(Rows from a dataset of charts and code)
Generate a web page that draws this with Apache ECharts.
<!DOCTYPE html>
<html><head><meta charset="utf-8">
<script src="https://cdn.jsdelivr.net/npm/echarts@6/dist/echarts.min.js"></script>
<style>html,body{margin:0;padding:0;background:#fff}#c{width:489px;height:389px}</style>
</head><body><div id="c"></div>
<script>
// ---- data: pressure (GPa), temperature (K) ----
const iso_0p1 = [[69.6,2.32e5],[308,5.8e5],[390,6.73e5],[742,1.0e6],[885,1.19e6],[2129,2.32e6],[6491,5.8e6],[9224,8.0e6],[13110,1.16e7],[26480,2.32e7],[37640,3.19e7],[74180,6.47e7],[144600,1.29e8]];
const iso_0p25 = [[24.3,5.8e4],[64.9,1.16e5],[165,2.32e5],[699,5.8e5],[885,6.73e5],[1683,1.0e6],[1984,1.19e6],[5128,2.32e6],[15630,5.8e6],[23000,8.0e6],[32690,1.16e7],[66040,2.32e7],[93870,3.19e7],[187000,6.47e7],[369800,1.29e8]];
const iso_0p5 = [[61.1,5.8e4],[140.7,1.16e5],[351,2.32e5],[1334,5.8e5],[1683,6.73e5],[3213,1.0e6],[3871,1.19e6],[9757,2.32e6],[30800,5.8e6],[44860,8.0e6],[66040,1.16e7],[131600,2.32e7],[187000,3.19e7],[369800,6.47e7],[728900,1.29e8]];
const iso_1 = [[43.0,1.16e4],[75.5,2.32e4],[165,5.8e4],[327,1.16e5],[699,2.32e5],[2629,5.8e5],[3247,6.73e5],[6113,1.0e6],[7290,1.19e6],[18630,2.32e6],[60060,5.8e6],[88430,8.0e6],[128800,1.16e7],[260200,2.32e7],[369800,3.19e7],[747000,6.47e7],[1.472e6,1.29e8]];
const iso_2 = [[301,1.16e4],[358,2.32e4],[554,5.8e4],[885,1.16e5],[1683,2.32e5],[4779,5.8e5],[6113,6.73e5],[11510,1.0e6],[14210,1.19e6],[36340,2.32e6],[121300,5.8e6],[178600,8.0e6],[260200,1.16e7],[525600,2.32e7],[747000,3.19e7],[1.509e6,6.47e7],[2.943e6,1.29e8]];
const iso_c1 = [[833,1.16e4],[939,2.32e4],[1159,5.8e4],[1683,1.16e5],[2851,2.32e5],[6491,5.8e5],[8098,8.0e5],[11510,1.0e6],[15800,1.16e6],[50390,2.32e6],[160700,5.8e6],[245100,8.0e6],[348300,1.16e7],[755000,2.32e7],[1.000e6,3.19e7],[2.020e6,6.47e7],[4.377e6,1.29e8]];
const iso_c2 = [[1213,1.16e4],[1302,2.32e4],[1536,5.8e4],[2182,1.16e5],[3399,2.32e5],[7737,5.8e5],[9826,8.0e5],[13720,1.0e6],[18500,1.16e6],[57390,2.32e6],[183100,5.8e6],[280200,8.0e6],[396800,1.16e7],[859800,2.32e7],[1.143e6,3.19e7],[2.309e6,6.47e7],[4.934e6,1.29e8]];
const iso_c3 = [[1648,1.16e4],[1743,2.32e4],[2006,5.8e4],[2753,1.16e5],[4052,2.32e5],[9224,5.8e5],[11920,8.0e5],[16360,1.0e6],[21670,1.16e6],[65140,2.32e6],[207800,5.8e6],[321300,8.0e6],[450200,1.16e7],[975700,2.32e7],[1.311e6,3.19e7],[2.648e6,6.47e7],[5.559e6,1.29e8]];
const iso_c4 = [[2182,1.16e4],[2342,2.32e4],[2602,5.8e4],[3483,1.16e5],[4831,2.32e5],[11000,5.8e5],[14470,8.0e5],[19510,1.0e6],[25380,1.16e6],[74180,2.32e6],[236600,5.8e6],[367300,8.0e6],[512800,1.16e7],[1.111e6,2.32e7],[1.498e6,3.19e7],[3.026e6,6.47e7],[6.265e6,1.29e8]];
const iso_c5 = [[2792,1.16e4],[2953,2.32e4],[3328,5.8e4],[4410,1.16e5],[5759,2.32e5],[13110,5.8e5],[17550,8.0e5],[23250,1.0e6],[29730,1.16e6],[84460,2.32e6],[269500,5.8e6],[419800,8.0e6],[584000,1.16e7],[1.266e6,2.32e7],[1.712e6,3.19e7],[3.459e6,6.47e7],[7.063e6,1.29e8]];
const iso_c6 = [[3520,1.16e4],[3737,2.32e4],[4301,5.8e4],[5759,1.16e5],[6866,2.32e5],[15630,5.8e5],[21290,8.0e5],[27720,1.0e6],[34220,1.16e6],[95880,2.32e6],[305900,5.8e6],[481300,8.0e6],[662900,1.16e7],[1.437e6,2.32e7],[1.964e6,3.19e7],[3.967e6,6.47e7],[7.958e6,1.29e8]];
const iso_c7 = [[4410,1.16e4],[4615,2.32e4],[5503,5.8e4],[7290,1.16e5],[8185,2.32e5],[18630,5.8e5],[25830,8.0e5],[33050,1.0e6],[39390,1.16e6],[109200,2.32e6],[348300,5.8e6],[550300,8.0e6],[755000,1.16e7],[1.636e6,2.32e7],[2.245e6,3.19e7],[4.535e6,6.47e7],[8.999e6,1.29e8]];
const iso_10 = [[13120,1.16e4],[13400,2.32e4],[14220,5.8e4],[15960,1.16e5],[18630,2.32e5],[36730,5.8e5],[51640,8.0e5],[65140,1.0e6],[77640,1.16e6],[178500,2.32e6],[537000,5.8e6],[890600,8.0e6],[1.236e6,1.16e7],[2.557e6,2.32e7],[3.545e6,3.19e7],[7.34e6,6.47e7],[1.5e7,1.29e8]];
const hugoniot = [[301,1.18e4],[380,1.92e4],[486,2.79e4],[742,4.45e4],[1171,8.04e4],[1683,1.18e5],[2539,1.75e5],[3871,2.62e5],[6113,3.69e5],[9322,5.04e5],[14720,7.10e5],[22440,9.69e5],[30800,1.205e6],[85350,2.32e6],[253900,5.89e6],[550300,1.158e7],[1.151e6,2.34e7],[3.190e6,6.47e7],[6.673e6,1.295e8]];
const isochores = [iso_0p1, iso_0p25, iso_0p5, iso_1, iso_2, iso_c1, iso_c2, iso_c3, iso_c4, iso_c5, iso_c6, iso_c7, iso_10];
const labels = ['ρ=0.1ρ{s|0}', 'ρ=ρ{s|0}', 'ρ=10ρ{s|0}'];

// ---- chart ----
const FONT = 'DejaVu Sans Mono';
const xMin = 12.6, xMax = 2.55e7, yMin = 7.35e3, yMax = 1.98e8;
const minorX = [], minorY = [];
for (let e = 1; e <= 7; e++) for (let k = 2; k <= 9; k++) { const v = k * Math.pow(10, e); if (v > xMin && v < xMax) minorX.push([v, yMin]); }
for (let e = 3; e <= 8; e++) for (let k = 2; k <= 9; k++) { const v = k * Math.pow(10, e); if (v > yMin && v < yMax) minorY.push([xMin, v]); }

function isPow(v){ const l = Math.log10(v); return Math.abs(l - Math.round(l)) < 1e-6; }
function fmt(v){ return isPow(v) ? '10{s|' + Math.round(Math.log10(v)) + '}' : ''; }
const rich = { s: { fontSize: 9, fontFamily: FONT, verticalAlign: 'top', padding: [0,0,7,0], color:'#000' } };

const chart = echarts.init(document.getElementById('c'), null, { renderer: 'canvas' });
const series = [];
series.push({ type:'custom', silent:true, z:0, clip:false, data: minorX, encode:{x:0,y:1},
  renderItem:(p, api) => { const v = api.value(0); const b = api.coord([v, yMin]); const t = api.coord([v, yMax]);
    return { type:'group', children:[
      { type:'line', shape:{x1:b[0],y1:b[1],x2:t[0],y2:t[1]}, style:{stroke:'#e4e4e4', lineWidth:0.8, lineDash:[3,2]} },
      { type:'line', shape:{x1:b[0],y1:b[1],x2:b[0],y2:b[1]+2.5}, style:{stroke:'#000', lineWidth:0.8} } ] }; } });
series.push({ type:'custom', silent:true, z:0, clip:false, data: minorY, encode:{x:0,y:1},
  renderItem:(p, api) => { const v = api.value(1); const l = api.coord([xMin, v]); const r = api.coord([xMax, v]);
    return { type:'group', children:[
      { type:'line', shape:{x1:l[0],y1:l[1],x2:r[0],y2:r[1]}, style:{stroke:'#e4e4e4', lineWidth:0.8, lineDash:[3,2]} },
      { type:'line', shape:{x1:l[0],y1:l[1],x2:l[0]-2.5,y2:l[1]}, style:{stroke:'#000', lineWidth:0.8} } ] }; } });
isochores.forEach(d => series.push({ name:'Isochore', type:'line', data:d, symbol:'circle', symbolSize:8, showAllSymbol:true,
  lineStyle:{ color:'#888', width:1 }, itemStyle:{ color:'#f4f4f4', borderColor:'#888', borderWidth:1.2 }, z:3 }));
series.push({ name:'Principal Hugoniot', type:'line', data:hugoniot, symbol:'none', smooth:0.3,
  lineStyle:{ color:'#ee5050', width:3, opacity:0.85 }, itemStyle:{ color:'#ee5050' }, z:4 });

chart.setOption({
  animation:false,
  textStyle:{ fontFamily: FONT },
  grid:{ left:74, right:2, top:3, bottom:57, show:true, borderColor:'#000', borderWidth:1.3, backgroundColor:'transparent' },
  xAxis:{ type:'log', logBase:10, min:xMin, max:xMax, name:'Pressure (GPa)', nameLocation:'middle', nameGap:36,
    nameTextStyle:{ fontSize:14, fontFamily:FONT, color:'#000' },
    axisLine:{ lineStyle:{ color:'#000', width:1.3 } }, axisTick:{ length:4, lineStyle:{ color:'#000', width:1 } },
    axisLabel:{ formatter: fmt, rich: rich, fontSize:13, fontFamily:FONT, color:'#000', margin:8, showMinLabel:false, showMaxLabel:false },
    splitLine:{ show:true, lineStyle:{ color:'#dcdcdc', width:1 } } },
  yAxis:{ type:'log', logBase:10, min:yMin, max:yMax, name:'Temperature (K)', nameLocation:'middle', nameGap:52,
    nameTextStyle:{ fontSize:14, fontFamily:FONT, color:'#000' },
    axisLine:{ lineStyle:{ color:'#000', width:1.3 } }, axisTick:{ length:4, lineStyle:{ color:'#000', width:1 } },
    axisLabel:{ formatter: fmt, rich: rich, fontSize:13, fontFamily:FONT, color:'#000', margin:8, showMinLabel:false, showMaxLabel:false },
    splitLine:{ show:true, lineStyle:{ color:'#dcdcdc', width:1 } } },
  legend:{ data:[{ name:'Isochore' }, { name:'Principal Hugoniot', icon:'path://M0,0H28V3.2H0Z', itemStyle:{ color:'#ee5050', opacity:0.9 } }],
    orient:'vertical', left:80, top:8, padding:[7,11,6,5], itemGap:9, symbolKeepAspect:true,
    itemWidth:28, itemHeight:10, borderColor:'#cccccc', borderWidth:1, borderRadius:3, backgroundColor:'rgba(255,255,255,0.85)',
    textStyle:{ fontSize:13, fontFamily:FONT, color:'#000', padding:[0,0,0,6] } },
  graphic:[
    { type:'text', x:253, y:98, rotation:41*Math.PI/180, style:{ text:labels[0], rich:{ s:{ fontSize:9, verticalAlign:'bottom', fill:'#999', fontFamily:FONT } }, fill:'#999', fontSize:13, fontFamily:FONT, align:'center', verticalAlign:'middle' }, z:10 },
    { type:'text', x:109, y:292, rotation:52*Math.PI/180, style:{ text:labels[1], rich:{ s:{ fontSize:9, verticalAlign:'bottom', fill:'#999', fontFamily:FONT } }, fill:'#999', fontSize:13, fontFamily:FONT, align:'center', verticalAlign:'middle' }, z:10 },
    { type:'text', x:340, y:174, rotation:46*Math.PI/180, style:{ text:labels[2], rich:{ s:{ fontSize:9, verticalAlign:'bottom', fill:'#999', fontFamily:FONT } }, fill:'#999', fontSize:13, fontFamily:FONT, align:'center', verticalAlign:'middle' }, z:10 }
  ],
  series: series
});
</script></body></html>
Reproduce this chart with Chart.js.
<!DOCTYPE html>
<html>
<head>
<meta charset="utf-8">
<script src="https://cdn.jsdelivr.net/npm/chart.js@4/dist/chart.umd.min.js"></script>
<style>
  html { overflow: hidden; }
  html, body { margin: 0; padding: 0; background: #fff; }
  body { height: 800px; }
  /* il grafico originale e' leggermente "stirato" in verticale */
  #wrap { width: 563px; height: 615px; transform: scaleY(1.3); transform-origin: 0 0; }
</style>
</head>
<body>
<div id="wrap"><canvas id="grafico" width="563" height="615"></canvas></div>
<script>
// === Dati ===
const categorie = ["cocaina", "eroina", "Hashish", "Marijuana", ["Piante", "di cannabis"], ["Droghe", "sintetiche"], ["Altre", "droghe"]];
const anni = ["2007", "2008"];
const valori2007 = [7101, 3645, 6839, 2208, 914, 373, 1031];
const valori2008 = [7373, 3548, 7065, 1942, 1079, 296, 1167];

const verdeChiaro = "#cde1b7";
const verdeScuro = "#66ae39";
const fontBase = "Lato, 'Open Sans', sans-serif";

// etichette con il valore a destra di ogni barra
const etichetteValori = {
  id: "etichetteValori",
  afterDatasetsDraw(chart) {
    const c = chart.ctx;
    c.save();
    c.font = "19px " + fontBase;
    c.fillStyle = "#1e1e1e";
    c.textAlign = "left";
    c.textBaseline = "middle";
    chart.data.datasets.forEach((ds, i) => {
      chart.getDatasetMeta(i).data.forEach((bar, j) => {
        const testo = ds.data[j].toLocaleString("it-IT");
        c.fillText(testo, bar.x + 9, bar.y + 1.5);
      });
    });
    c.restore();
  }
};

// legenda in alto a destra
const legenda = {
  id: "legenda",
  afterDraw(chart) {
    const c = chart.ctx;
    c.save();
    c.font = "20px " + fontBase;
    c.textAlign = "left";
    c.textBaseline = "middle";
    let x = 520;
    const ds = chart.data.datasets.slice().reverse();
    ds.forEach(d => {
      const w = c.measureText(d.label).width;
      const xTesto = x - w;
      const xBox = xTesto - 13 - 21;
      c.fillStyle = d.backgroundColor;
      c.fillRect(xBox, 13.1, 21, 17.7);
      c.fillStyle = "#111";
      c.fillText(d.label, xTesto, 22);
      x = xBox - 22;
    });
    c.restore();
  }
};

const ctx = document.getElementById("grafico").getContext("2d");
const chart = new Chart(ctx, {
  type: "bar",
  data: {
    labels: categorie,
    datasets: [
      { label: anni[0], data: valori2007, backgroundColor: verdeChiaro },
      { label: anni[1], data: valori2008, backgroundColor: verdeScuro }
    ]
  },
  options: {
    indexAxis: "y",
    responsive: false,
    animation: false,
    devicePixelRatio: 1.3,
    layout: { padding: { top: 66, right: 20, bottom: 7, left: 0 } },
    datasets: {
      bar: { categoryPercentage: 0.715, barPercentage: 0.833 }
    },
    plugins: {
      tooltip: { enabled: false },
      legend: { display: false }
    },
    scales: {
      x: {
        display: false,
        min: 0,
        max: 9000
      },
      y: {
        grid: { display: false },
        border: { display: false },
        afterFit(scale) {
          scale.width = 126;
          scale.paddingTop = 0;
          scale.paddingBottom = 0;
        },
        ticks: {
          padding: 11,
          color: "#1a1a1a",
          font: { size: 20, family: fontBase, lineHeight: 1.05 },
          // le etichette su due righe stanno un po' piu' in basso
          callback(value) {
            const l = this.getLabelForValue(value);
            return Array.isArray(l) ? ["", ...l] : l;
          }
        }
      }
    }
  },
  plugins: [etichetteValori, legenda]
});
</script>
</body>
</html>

• _WORK TO BE COMPLETED_
Give back exactly the lines from the line that has "Reproduce this chart with Chart.js." to the line that has "const valori2008 = [7373, 3548, 7065, 1942, 1079, 296, 1167];", both included, and leave out all others.

• _WORKED SOLUTION_
Reproduce this chart with Chart.js.
<!DOCTYPE html>
<html>
<head>
<meta charset="utf-8">
<script src="https://cdn.jsdelivr.net/npm/chart.js@4/dist/chart.umd.min.js"></script>
<style>
  html { overflow: hidden; }
  html, body { margin: 0; padding: 0; background: #fff; }
  body { height: 800px; }
  /* il grafico originale e' leggermente "stirato" in verticale */
  #wrap { width: 563px; height: 615px; transform: scaleY(1.3); transform-origin: 0 0; }
</style>
</head>
<body>
<div id="wrap"><canvas id="grafico" width="563" height="615"></canvas></div>
<script>
// === Dati ===
const categorie = ["cocaina", "eroina", "Hashish", "Marijuana", ["Piante", "di cannabis"], ["Droghe", "sintetiche"], ["Altre", "droghe"]];
const anni = ["2007", "2008"];
const valori2007 = [7101, 3645, 6839, 2208, 914, 373, 1031];
const valori2008 = [7373, 3548, 7065, 1942, 1079, 296, 1167];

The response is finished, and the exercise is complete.